É interessante que os temas das letras dessa primeira parte da carreira de Bianca sempre são ligados ao sentimento adolescente de inadequação, problemas de relacionamento e angústia. Tudo moldado para o público-alvo, sem disfarçar! A cantora fala bastante dos pais – em Sou Livre (Agora Chega), ela diz que o pai é muito ocupado, a mãe sempre observa o lado dele e ninguém vê que ela cresceu; em Vou pra Casa Rever os Meus Pais, eles estão no título, logo de cara. E em Minha Maneira (Não Suporto Mais), Bianca entoa no refrão: “Assim não dá pra ser / Eu quero namorar sem ter que aceitar e nem obedecer”, e diz que o cara é tão possessivo e mandão que está parecendo mais… o pai dela.
(Aliás, Minha Maneira é uma versão de She's in Love With You, o rockão de Suzi Quatro, uma melodia deliciosamente abbaística que também cai bem em Bianca)
Ainda em 1980, o primeiro álbum chega com a supercozinha de Os Carbonos e produção artística de Hélio Costa Manso. Minha Amiga, uma das músicas de trabalho, chega no programa Geração 80 da Globo.
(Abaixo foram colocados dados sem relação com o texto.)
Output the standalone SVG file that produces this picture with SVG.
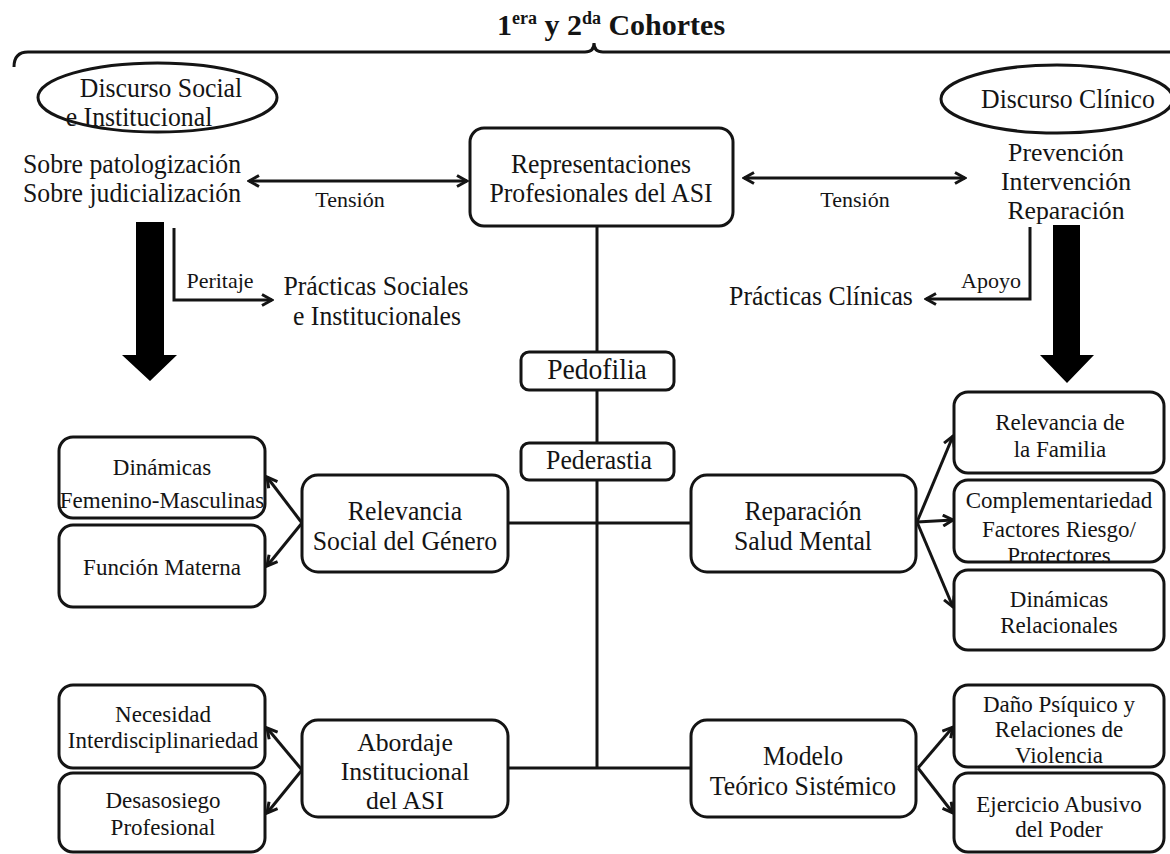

Minha Amiga é uma versão da original de Jennifer Warnes I Know a Heartache When I See One.
O disco em si é recheado de surpresas:
A segunda faixa, por exemplo, Comentário a Respeito de John, é de Belchior com José Luis Penna! E começa com citação a Happiness is a Warm Gun! A música foi gravada primeiro por Belchior um pouco antes, em 1979. Bianca já havia citado, em entrevista, a admiração por Elis Regina (que gravou Como Nossos Pais de Belchior em interpretação antológica e, por que não dizer, roqueira em 1976). Pelo disco inteiro, dá para notar uns toques de Como Nossos Pais espalhados – deve ter sido algo muito marcante para Bianca, ou um modelo muito desejado pelo pessoal da gravadora. Ou os dois!
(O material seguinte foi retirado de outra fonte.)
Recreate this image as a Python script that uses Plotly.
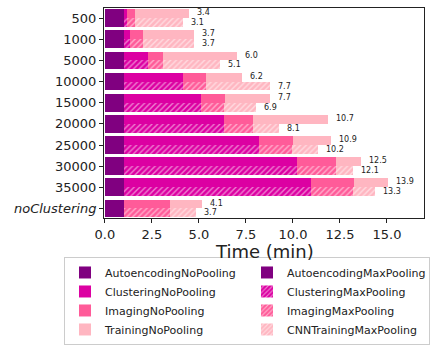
import numpy as np
import plotly.graph_objects as go

categories = ["500", "1000", "5000", "10000", "15000", "20000", "25000", "30000", "35000", "noClustering"]

# segment durations (minutes), NoPooling
autoenc_np = [1.0, 1.0, 1.0, 1.0, 1.0, 1.0, 1.0, 1.0, 1.0, 1.0]
cluster_np = [0.15, 0.33, 1.30, 3.15, 4.10, 5.33, 7.19, 9.21, 9.96, 0.0]
imaging_np = [0.45, 0.67, 0.79, 1.22, 1.27, 1.54, 1.81, 2.08, 2.28, 2.46]
training_np = [2.87, 2.75, 3.93, 1.92, 2.40, 3.99, 2.02, 1.33, 1.81, 1.70]

# segment durations (minutes), MaxPooling
autoenc_mp = [1.0, 1.0, 1.0, 1.0, 1.0, 1.0, 1.0, 1.0, 1.0, 1.0]
cluster_mp = [0.15, 0.33, 1.30, 3.15, 4.10, 5.33, 7.19, 9.21, 9.96, 0.0]
imaging_mp = [0.45, 0.67, 0.79, 1.22, 1.22, 1.54, 1.76, 2.08, 2.23, 2.46]
training_mp = [2.53, 2.75, 3.03, 3.41, 1.70, 1.39, 1.38, 0.90, 1.17, 1.39]

labels_np = ["3.4", "3.7", "6.0", "6.2", "7.7", "10.7", "10.9", "12.5", "13.9", "4.1"]
labels_mp = ["3.1", "3.7", "5.1", "7.7", "6.9", "8.1", "10.2", "12.1", "13.3", "3.7"]

C_AE = "#800080"
C_CL = "#DC00A2"
C_IM = "#FF5B99"
C_TR = "#FFB6C1"

FONT = "DejaVu Sans"
idx = np.arange(len(categories))
W = 0.42
y_np = idx - W / 2
y_mp = idx + W / 2

fig = go.Figure()

def solid(name, x, color):
    fig.add_trace(go.Bar(name=name, x=x, y=y_np, orientation="h", width=W,
                         marker=dict(color=color, line=dict(width=0))))

def hatched(name, x, color, hatch=True):
    m = dict(color=color, line=dict(width=0))
    if hatch:
        m["pattern"] = dict(shape="/", fgcolor="white", bgcolor=color, size=4, solidity=0.35)
    fig.add_trace(go.Bar(name=name, x=x, y=y_mp, orientation="h", width=W, marker=m))

solid("AutoencodingNoPooling", autoenc_np, C_AE)
hatched("AutoencodingMaxPooling", autoenc_mp, C_AE, hatch=False)
solid("ClusteringNoPooling", cluster_np, C_CL)
hatched("ClusteringMaxPooling", cluster_mp, C_CL)
solid("ImagingNoPooling", imaging_np, C_IM)
hatched("ImagingMaxPooling", imaging_mp, C_IM)
solid("TrainingNoPooling", training_np, C_TR)
hatched("CNNTrainingMaxPooling", training_mp, C_TR)

tot_np = np.array(autoenc_np) + np.array(cluster_np) + np.array(imaging_np) + np.array(training_np)
tot_mp = np.array(autoenc_mp) + np.array(cluster_mp) + np.array(imaging_mp) + np.array(training_mp)

for i in idx:
    fig.add_annotation(x=tot_np[i], y=y_np[i], text=labels_np[i], showarrow=False,
                       xanchor="left", yanchor="middle", xshift=6, yshift=1,
                       font=dict(family=FONT, size=8, color="#222"))
    fig.add_annotation(x=tot_mp[i], y=y_mp[i], text=labels_mp[i], showarrow=False,
                       xanchor="left", yanchor="middle", xshift=6, yshift=0,
                       font=dict(family=FONT, size=8, color="#222"))

# x-axis title as annotation (closer to tick labels, like the reference)
fig.add_annotation(xref="paper", yref="paper", x=0.5, y=-0.1, text="Time (min)",
                   showarrow=False, xanchor="center", yanchor="top",
                   font=dict(family=FONT, size=18, color="#222"))

ticktext = categories[:-1] + ["<i>" + categories[-1] + "</i>"]

fig.update_layout(
    width=430, height=350,
    margin=dict(l=104, r=6, t=8, b=131),
    barmode="stack",
    bargap=0,
    plot_bgcolor="white", paper_bgcolor="white",
    font=dict(family=FONT, color="#222"),
    showlegend=True,
    legend=dict(
        orientation="h", x=-0.125, y=-0.18, xanchor="left", yanchor="top",
        font=dict(family=FONT, size=11, color="#222"),
        bordercolor="#cccccc", borderwidth=1, bgcolor="white",
        entrywidth=137, entrywidthmode="pixels",
        traceorder="normal", itemwidth=30, tracegroupgap=0,
    ),
    xaxis=dict(
        range=[-0.05, 16.97], tickvals=[0, 2.5, 5, 7.5, 10, 12.5, 15],
        ticktext=["0.0", "2.5", "5.0", "7.5", "10.0", "12.5", "15.0"],
        ticks="outside", ticklen=4, tickcolor="#222", showline=True, linecolor="#222",
        linewidth=1, mirror=True, showgrid=False, zeroline=False,
        tickfont=dict(family=FONT, size=13, color="#222"),
    ),
    yaxis=dict(
        range=[9.45, -0.48], tickvals=list(idx), ticktext=ticktext,
        ticks="outside", ticklen=4, tickcolor="#222", showline=True, linecolor="#222",
        linewidth=1, mirror=True, showgrid=False, zeroline=False,
        tickfont=dict(family=FONT, size=13, color="#222"),
    ),
)

fig.write_html("out.html")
Igual a Vocês é versão de Going My Way do Tax Loss, e é a única do álbum que conta com letra da própria Bianca. Mais versão? Lembrando os Rapazes de Liverpool é I Only Want to Be With You – primeiro de Dusty Springfield em 1963 (!!!) e depois na versão que provavelmente inspirou a inclusão para o disco de Bianca, a de Bay City Rollers em 1976. Só que quem inspira a letra obviamente são os Beatles. Sintomático: tem John Lennon na letra de Belchior, tem Beatles em uma música que originalmente é dos anos 1960… Bianca tinha traços de futuro, mas era muito apegada ao passado.
Porém… mas porém…
E Oh Susie? Sim: new wave em pleno 1980, em um disco brasileiríssimo. É versão em português da música de mesmo nome do Secret Service! Tá passada? Eu tô! A versão ficou bem pop, na verdade, meio disco music. Mas pop do bom.
Mais surpreendente ainda: um blues do Gilliard. Isso mesmo que você leu. É Gilliard quem assina Tempos Difíceis com Washington.
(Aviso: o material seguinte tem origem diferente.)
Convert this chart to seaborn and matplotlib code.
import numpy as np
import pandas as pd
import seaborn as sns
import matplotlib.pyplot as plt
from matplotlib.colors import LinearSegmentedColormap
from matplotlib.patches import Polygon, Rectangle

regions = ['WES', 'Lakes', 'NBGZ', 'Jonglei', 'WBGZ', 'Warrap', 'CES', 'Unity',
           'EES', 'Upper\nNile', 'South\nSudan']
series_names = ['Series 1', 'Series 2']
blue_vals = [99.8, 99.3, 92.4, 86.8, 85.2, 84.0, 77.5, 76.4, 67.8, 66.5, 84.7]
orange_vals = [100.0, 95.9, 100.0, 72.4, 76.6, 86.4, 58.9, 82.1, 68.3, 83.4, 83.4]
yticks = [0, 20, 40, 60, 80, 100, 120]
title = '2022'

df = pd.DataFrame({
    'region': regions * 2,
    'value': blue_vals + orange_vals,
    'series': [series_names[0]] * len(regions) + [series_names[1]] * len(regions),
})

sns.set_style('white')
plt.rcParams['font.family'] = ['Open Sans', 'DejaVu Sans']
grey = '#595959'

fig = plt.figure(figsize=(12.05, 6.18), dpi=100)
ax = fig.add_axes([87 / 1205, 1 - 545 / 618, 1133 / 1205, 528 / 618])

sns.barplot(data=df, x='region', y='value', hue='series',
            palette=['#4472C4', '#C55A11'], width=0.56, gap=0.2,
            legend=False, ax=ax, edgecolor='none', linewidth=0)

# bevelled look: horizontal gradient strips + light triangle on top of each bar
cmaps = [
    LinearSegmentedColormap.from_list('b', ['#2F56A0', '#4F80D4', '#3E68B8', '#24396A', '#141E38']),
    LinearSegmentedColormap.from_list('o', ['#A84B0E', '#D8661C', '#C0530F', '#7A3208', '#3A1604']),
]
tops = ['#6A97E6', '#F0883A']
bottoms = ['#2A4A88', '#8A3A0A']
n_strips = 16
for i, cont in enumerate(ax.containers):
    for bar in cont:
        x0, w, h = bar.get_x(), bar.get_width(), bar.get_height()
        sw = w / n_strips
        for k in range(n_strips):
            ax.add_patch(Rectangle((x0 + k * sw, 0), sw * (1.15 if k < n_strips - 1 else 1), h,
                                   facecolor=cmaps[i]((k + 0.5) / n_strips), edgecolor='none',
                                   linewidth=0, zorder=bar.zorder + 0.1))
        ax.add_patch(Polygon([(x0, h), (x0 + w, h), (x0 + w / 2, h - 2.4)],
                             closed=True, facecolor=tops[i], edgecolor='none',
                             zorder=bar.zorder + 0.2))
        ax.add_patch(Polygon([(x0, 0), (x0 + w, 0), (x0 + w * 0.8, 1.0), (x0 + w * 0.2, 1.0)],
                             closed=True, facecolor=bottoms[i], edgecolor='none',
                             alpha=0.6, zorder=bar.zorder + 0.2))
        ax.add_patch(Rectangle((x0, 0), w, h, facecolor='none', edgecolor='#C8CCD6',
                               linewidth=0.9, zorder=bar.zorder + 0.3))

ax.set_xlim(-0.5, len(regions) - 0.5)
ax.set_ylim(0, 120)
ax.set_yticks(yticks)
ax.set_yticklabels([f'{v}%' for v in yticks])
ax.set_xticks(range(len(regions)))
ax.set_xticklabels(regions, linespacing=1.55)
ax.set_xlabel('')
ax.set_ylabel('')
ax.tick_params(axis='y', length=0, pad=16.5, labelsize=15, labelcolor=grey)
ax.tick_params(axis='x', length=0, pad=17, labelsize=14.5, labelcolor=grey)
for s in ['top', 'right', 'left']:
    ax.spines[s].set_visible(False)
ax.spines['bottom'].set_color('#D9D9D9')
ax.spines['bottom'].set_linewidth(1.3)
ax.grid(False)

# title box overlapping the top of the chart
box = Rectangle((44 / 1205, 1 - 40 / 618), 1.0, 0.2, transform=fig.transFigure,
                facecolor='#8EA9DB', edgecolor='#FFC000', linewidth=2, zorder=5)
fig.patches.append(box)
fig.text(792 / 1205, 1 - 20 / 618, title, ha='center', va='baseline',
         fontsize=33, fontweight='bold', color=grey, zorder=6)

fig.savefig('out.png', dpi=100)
Bom, sobra espaço até para mais disco music (Não Tenha Medo, de Cléo Galante). Esse rock era uma frente ampla, para usar uma expressão em voga atualmente…
E depois? Pois é, o depois.
O compacto de Faz de Conta saiu em 1982.
Também da safra de Cléo, meio hedonista demais, menos angustiada (e nesse sentido menos roqueira). Agora, imagina essa musiquinha dizendo "Vamos viver em festa / faz de conta que o mundo está lindo” concorrendo no rádio com Evandro Mesquita dizendo “aí você finalmente encontra o broto”, mandando descer dois, descer mais chopes, e comentando que realmente queria que ela estivesse nua? A Blitz e o BRock chegaram para atropelar Bianca. Ela ficou datada demais, e não havia versão de Loredana Bertè que a salvasse:
Eu particularmente AMO Non Sono Una Signora, composição de Ivano Fossati, e gosto da versão de Bianca, que saiu em compacto em 1983, mas enquanto Bertè se derrama inteira na música, Bianca dá uma mergulhadinha com pouca dimensão. Compara aí:
Quando Bianca foi tentar uma volta de verdade, anos depois, revelou-se a verdade: ela deixou de ser roqueira. Era só chuva de verão. O disco A Volta, de 1993, é inteiro sertanejo, daquele tipo mais pop que tinha invadido o Brasil de Fernando Collor. Não deu certo, não repetiu as vendas de antes.
E aí? O que rolou com a Bianca?
Bom, prepare-se para entrar num terreno mais arenoso.
Quando uma artista assim, que fez tanto sucesso, simplesmente evapora, começam a surgir boatos. E eles costumeiramente são bem criativos. Os mais maldosos eram de que ela tinha morrido de overdose ou suicídio. Mas parece que não: dizem que ela virou vocalista de banda de forró (o Destak do Forró da cidade cearense de Piquet Carneiro).
Ela seria essa de roxo no vídeo, agora loira.
Tem quem acredite, tem quem não acredite.
O esquisito: até hoje ninguém teve a manha de ir até lá e entrevistá-la? Ou achá-la pela internet, que seja?
Então, até segunda ordem… Bianca segue sumida.